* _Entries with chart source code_

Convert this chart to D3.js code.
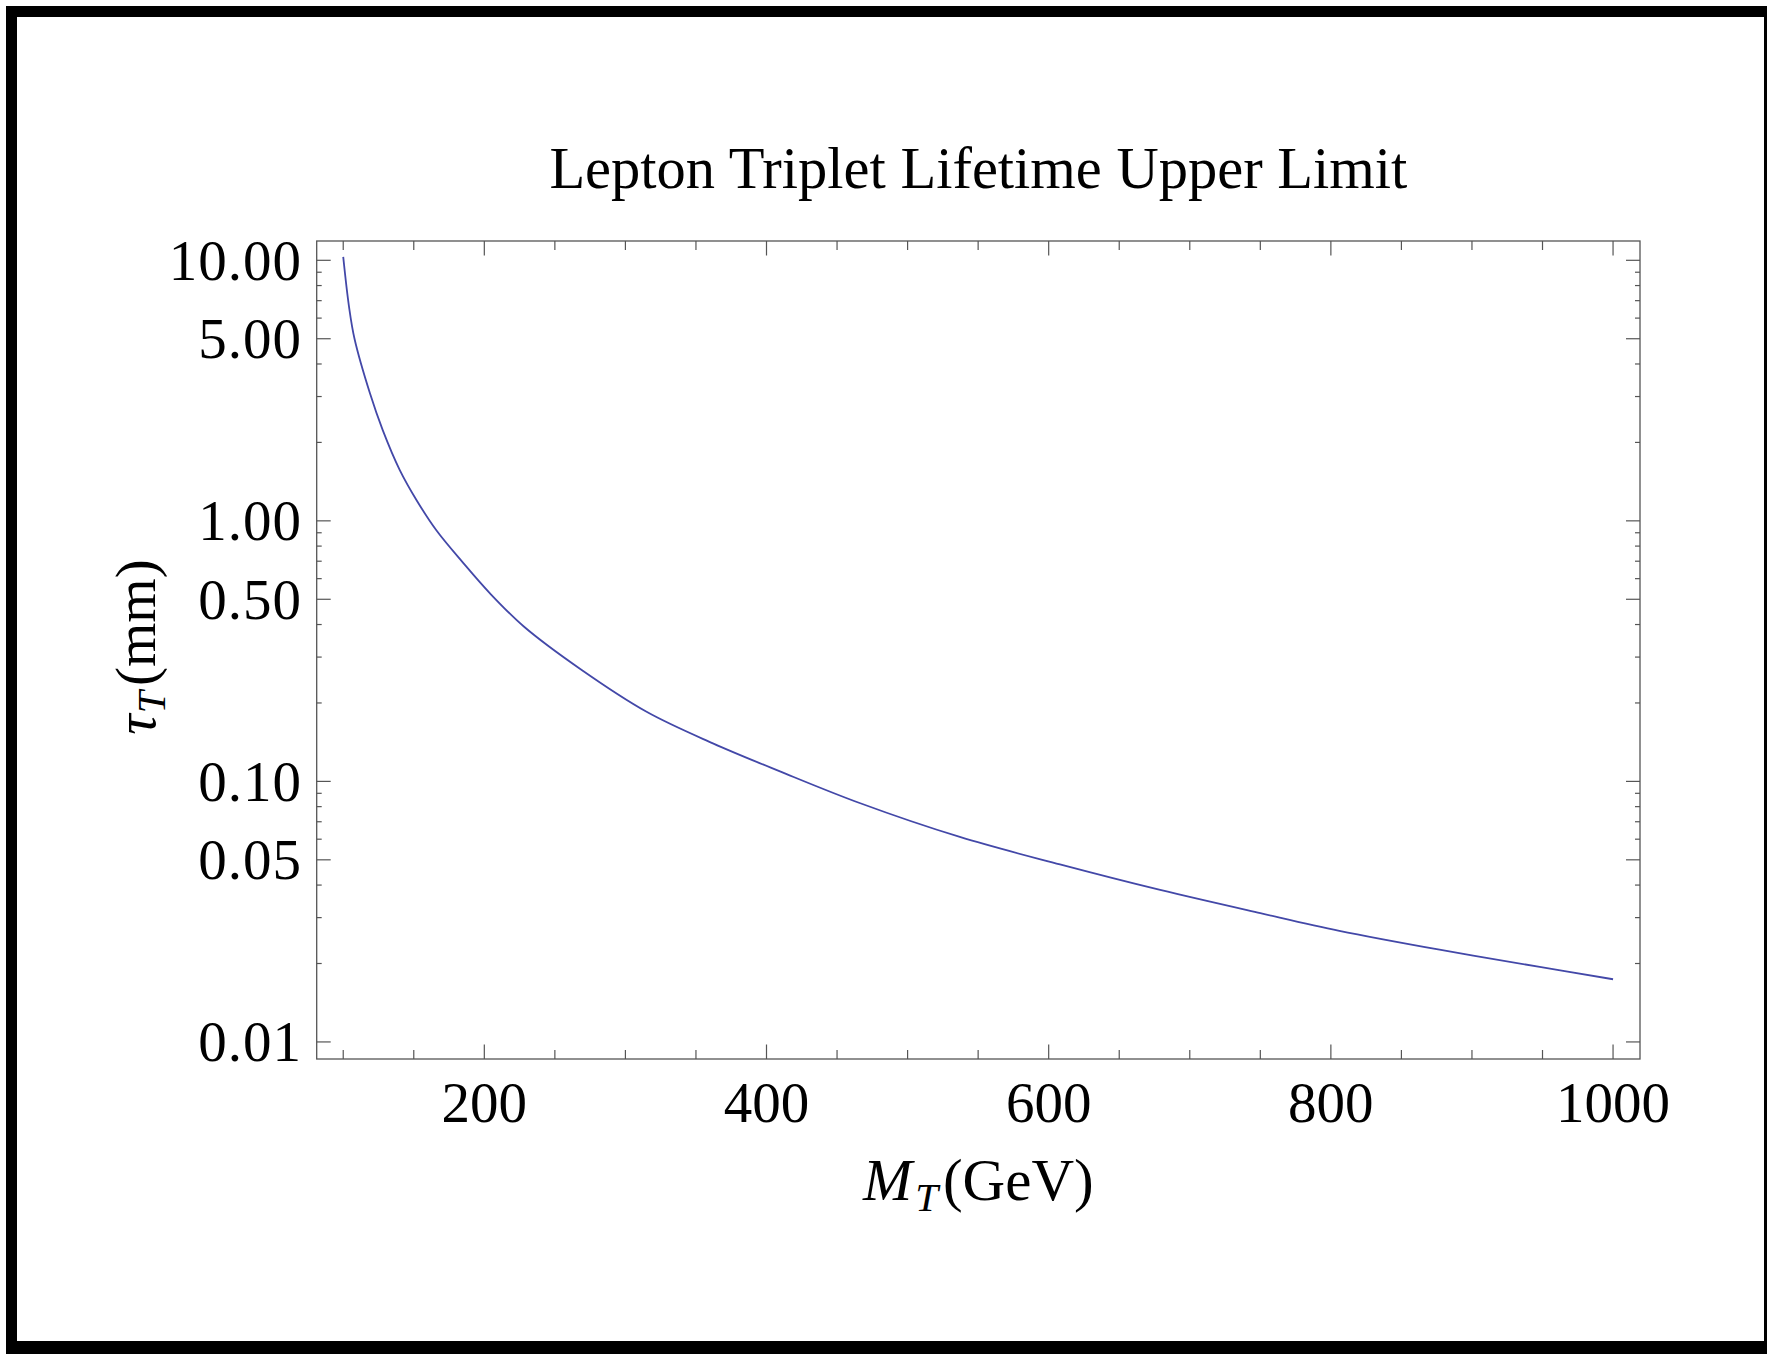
<!DOCTYPE html>
<html>
<head>
<meta charset="utf-8">
<script src="https://cdn.jsdelivr.net/npm/d3@7"></script>
<style>
  body { margin: 0; background: #fff; }
  text { font-family: "Liberation Serif", "Times New Roman", serif; fill: #000; }
</style>
</head>
<body>
<div id="chart"></div>
<script>
const width = 1767;
const height = 1354;

// plot frame (pixels)
const plotLeft = 316.7, plotRight = 1640, plotTop = 241, plotBottom = 1059;

/* ----------------------- data ----------------------- */
const massGeV = [100, 104, 108, 119, 128, 140, 152, 166, 185, 204, 228, 268, 315,
                 362, 410, 466, 537, 608, 679, 750, 806, 877, 948, 1000];
const tauMm = [10.3, 6.7, 5.0, 3.08, 2.23, 1.57, 1.20, 0.92, 0.69, 0.527, 0.393, 0.270, 0.185,
               0.140, 0.109, 0.0826, 0.0612, 0.0480, 0.0383, 0.0312, 0.0267, 0.0226, 0.0194, 0.0174];

const xMajorTicks = [200, 400, 600, 800, 1000];
const xMinorTicks = [100, 150, 250, 300, 350, 450, 500, 550, 650, 700, 750, 850, 900, 950];
const yMajorTicks = [10, 5, 1, 0.5, 0.1, 0.05, 0.01];
const yMinorTicks = [9, 8, 7, 6, 4, 3, 2, 0.9, 0.8, 0.7, 0.6, 0.4, 0.3, 0.2,
                     0.09, 0.08, 0.07, 0.06, 0.04, 0.03, 0.02];

const titleText = "Lepton Triplet Lifetime Upper Limit";

const svg = d3.select("#chart")
  .append("svg")
    .attr("width", width)
    .attr("height", height)

// black outer border
svg.append("rect")
  .attr("x", 6).attr("y", 6)
  .attr("width", width - 6).attr("height", height - 6)
  .attr("fill", "#000")
svg.append("rect")
  .attr("x", 17).attr("y", 17)
  .attr("width", 1764 - 17).attr("height", 1341 - 17)
  .attr("fill", "#fff")

/* ----------------------- scales ----------------------- */
const x = d3.scaleLinear()
  .domain([81.2, 1019.1])
  .range([plotLeft, plotRight]);

const y = d3.scaleLog()
  .domain([0.0086, 11.86])
  .range([plotBottom, plotTop]);

const frameColor = "#555";
const fmt = d3.format(".2f");

// ticks pointing into the plot from one side of the frame
function drawTicks(g, vals, pos, len, side) {
  g.selectAll(null)
    .data(vals)
    .enter()
    .append("line")
      .attr("x1", d => side === "left" ? plotLeft : side === "right" ? plotRight : pos(d))
      .attr("x2", d => side === "left" ? plotLeft + len : side === "right" ? plotRight - len : pos(d))
      .attr("y1", d => side === "bottom" ? plotBottom : side === "top" ? plotTop : pos(d))
      .attr("y2", d => side === "bottom" ? plotBottom - len : side === "top" ? plotTop + len : pos(d))
      .attr("stroke", frameColor)
      .attr("stroke-width", 1.2)
}

const axes = svg.append("g");
drawTicks(axes, xMajorTicks, x, 14.5, "bottom");
drawTicks(axes, xMinorTicks, x, 9, "bottom");
drawTicks(axes, xMajorTicks, x, 14.5, "top");
drawTicks(axes, xMinorTicks, x, 9, "top");
drawTicks(axes, yMajorTicks, y, 14, "left");
drawTicks(axes, yMinorTicks, y, 5, "left");
drawTicks(axes, yMajorTicks, y, 14, "right");
drawTicks(axes, yMinorTicks, y, 5, "right");

// frame
svg.append("rect")
  .attr("x", plotLeft).attr("y", plotTop)
  .attr("width", plotRight - plotLeft).attr("height", plotBottom - plotTop)
  .attr("fill", "none")
  .attr("stroke", frameColor)
  .attr("stroke-width", 1.3)

// tick labels
svg.append("g")
  .selectAll("text")
  .data(xMajorTicks)
  .join("text")
    .attr("x", d => x(d))
    .attr("y", 1121.6)
    .attr("text-anchor", "middle")
    .attr("font-size", 57)
    .text(d => d)

svg.append("g")
  .selectAll("text")
  .data(yMajorTicks)
  .join("text")
    .attr("x", 302)
    .attr("y", d => y(d) + 19.5)
    .attr("text-anchor", "end")
    .attr("font-size", 57)
    .attr("letter-spacing", 1)
    .text(d => fmt(d))

/* ----------------------- curve ----------------------- */
const line = d3.line()
  .x((d, i) => x(massGeV[i]))
  .y(d => y(d))
  .curve(d3.curveCatmullRom.alpha(0.5));

svg.append("path")
  .datum(tauMm)
  .attr("d", line)
  .attr("fill", "none")
  .attr("stroke", "#4348a8")
  .attr("stroke-width", 1.8)

/* ----------------------- labels ----------------------- */
svg.append("text")
  .attr("x", (plotLeft + plotRight) / 2)
  .attr("y", 188)
  .attr("text-anchor", "middle")
  .attr("font-size", 58.5)
  .text(titleText)

// x label: M_T(GeV)
const xl = svg.append("text")
  .attr("x", (plotLeft + plotRight) / 2)
  .attr("y", 1200)
  .attr("text-anchor", "middle")
  .attr("font-size", 59)
xl.append("tspan").attr("font-style", "italic").text("M")
xl.append("tspan").attr("font-style", "italic").attr("font-size", 41).attr("dx", 3).attr("dy", 11).text("T")
xl.append("tspan").attr("dx", 5).attr("dy", -11).text("(GeV)")

// y label: tau_T(mm)
const yl = svg.append("text")
  .attr("transform", "translate(155," + 647 + ") rotate(-90)")
  .attr("text-anchor", "middle")
  .attr("font-size", 57)
yl.append("tspan").attr("font-style", "italic").text("τ")
yl.append("tspan").attr("font-style", "italic").attr("font-size", 40).attr("dx", 1).attr("dy", 10).text("T")
yl.append("tspan").attr("dx", 5).attr("dy", -10).text("(mm)")
</script>
</body>
</html>
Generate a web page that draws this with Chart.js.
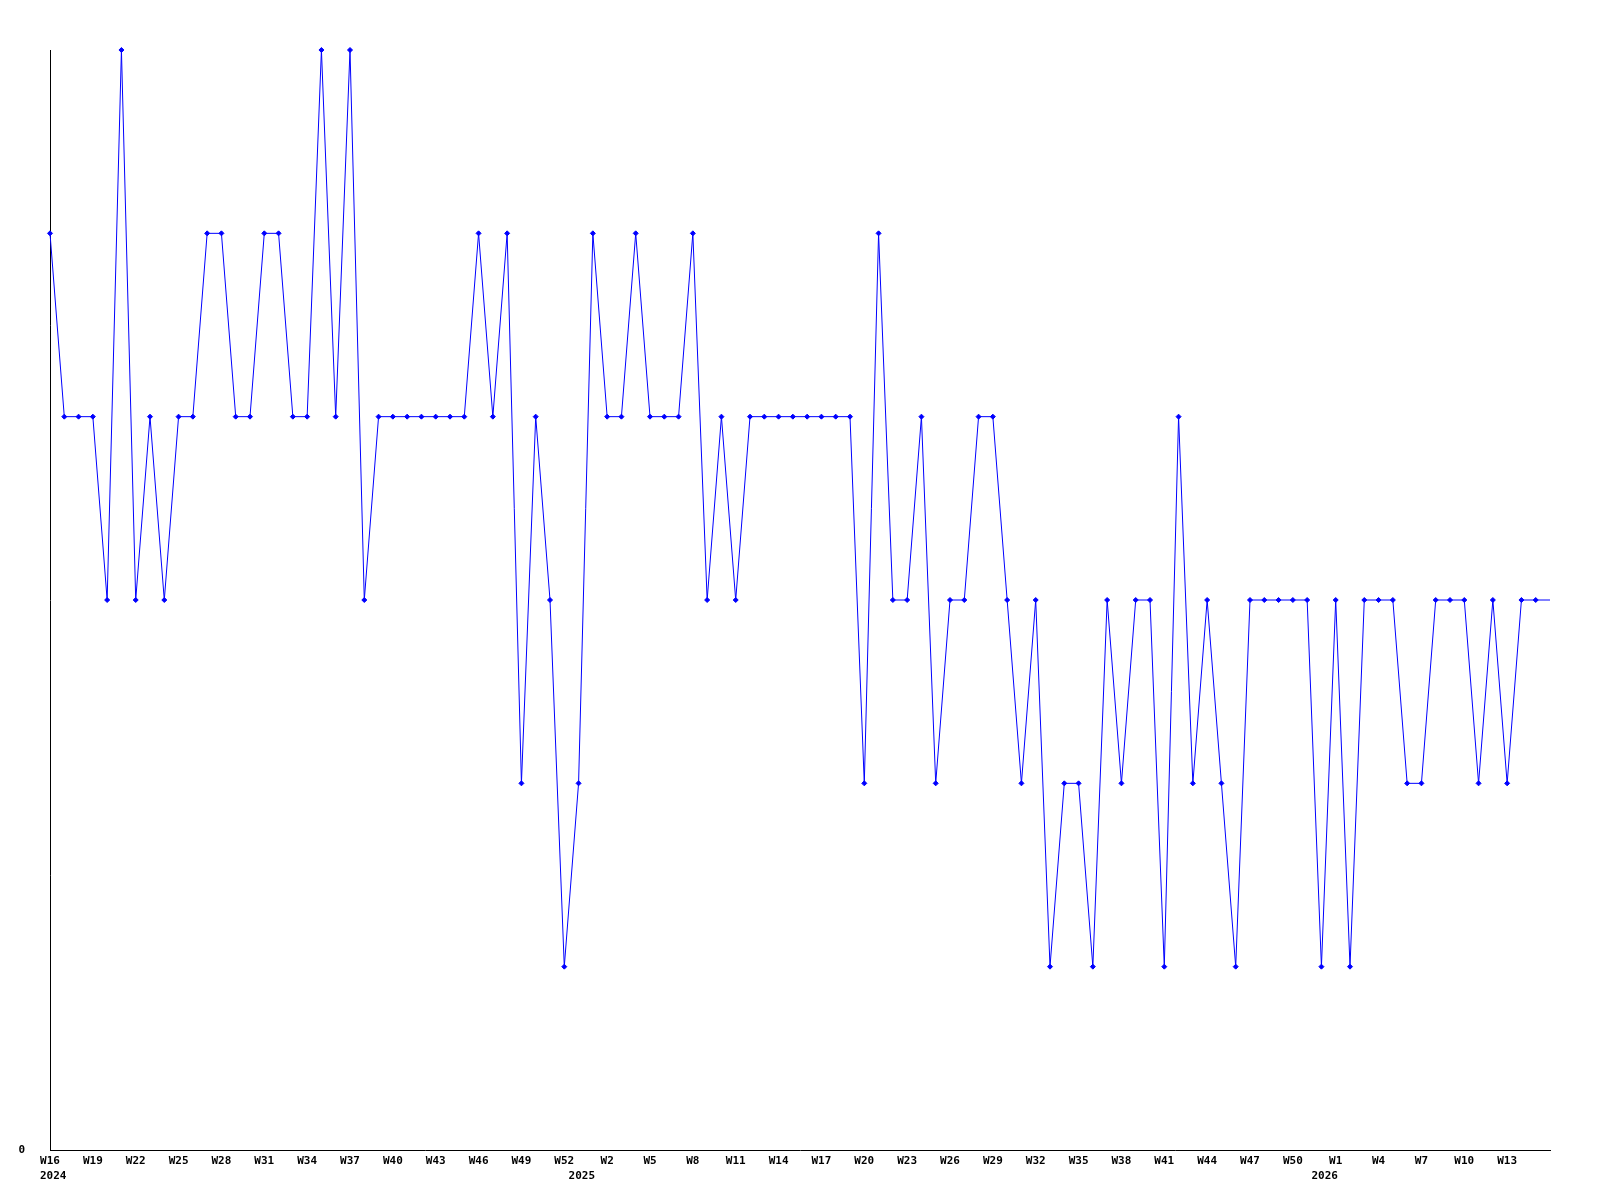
<!DOCTYPE html>
<html>
<head>
<meta charset="utf-8">
<title>Weekly chart</title>
<script src="https://cdn.jsdelivr.net/npm/chart.js@4.4.1/dist/chart.umd.min.js"></script>
<style>
    html, body { margin: 0; padding: 0; background: #fff; }
    canvas { display: block; }
</style>
</head>
<body>
<canvas id="chart" width="1600" height="1200"></canvas>
<script>
// Weeks on the x axis (one point per week)
const categories = [
    '2024-W16', '2024-W17', '2024-W18', '2024-W19', '2024-W20', '2024-W21', '2024-W22', '2024-W23',
    '2024-W24', '2024-W25', '2024-W26', '2024-W27', '2024-W28', '2024-W29', '2024-W30', '2024-W31',
    '2024-W32', '2024-W33', '2024-W34', '2024-W35', '2024-W36', '2024-W37', '2024-W38', '2024-W39',
    '2024-W40', '2024-W41', '2024-W42', '2024-W43', '2024-W44', '2024-W45', '2024-W46', '2024-W47',
    '2024-W48', '2024-W49', '2024-W50', '2024-W51', '2024-W52', '2024-W53',
    '2025-W1', '2025-W2', '2025-W3', '2025-W4', '2025-W5', '2025-W6', '2025-W7', '2025-W8',
    '2025-W9', '2025-W10', '2025-W11', '2025-W12', '2025-W13', '2025-W14', '2025-W15', '2025-W16',
    '2025-W17', '2025-W18', '2025-W19', '2025-W20', '2025-W21', '2025-W22', '2025-W23', '2025-W24',
    '2025-W25', '2025-W26', '2025-W27', '2025-W28', '2025-W29', '2025-W30', '2025-W31', '2025-W32',
    '2025-W33', '2025-W34', '2025-W35', '2025-W36', '2025-W37', '2025-W38', '2025-W39', '2025-W40',
    '2025-W41', '2025-W42', '2025-W43', '2025-W44', '2025-W45', '2025-W46', '2025-W47', '2025-W48',
    '2025-W49', '2025-W50', '2025-W51', '2025-W52',
    '2026-W1', '2026-W2', '2026-W3', '2026-W4', '2026-W5', '2026-W6', '2026-W7', '2026-W8',
    '2026-W9', '2026-W10', '2026-W11', '2026-W12', '2026-W13', '2026-W14', '2026-W15', '2026-W16'
];

// Weekly values
const values = [
    5, 4, 4, 4, 3, 6, 3, 4, 3, 4, 4, 5, 5, 4, 4, 5, 5, 4, 4,
    6, 4, 6, 3, 4, 4, 4, 4, 4, 4, 4, 5, 4, 5, 2, 4, 3, 1,
    2, 5, 4, 4, 5, 4, 4, 4, 5, 3, 4, 3, 4, 4, 4, 4, 4, 4, 4, 4,
    2, 5, 3, 3, 4, 2, 3, 3, 4, 4, 3, 2, 3, 1, 2, 2,
    1, 3, 2, 3, 3, 1, 4, 2, 3, 2, 1, 3, 3, 3, 3, 3, 1, 3, 1,
    3, 3, 3, 2, 2, 3, 3, 3, 2, 3, 2, 3, 3, 3
];

// Tick labels
const weekTickStep = 3;
const yearTickIndex = [0, 37, 89];
const yearTickText = ['2024', '2025', '2026'];
const yTickText = ['0'];

const tickFont = { family: '"DejaVu Sans Mono", "Liberation Mono", monospace', size: 11, weight: 'bold', lineHeight: 1.2 };

const ctx = document.getElementById('chart').getContext('2d');
new Chart(ctx, {
    type: 'line',
    data: {
        labels: categories,
        datasets: [{
            data: values,
            borderColor: '#0000ff',
            backgroundColor: '#0000ff',
            borderWidth: 1,
            tension: 0,
            fill: false,
            clip: false,
            pointStyle: 'rectRot',
            pointRadius: (c) => c.dataIndex === values.length - 1 ? 0 : 2.5,
            pointBorderWidth: 1
        }]
    },
    options: {
        responsive: false,
        animation: false,
        layout: { padding: { top: 50, right: 50, left: 0, bottom: 0 } },
        plugins: { legend: { display: false }, tooltip: { enabled: false } },
        scales: {
            x: {
                type: 'category',
                position: 'bottom',
                weight: 0,
                offset: false,
                grid: { display: false, drawTicks: false },
                border: { display: true, color: '#000', width: 1 },
                ticks: {
                    autoSkip: false,
                    maxRotation: 0,
                    padding: 5,
                    color: '#000',
                    font: tickFont,
                    callback: function (val, i) {
                        if (i % weekTickStep !== 0 || i === categories.length - 1) return null;
                        return categories[i].split('-')[1];
                    }
                },
                afterFit: (scale) => { scale.height = 18; }
            },
            xYear: {
                type: 'category',
                position: 'bottom',
                weight: 1,
                offset: false,
                grid: { display: false, drawTicks: false },
                border: { display: false },
                ticks: {
                    autoSkip: false,
                    maxRotation: 0,
                    padding: 2,
                    align: 'start',
                    labelOffset: -10,
                    color: '#000',
                    font: tickFont,
                    callback: function (val, i) {
                        const k = yearTickIndex.indexOf(i);
                        return k === -1 ? null : yearTickText[k];
                    }
                },
                afterFit: (scale) => { scale.height = 32; }
            },
            y: {
                min: 0,
                max: 6,
                grid: { display: false, drawTicks: false },
                border: { display: true, color: '#000', width: 1 },
                ticks: {
                    stepSize: 1,
                    padding: 25,
                    color: '#000',
                    font: tickFont,
                    callback: (v) => v === 0 ? yTickText[0] : null
                },
                afterFit: (scale) => { scale.width = 50; }
            }
        }
    }
});
</script>
</body>
</html>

* _Required work_
Without the pictures, please reproduce each line of the listing above exactly, from the first one through the line bearing "const plotLeft = 316.7, plotRight".

* _Output below_
Convert this chart to D3.js code.
<!DOCTYPE html>
<html>
<head>
<meta charset="utf-8">
<script src="https://cdn.jsdelivr.net/npm/d3@7"></script>
<style>
  body { margin: 0; background: #fff; }
  text { font-family: "Liberation Serif", "Times New Roman", serif; fill: #000; }
</style>
</head>
<body>
<div id="chart"></div>
<script>
const width = 1767;
const height = 1354;

// plot frame (pixels)
const plotLeft = 316.7, plotRight = 1640, plotTop = 241, plotBottom = 1059;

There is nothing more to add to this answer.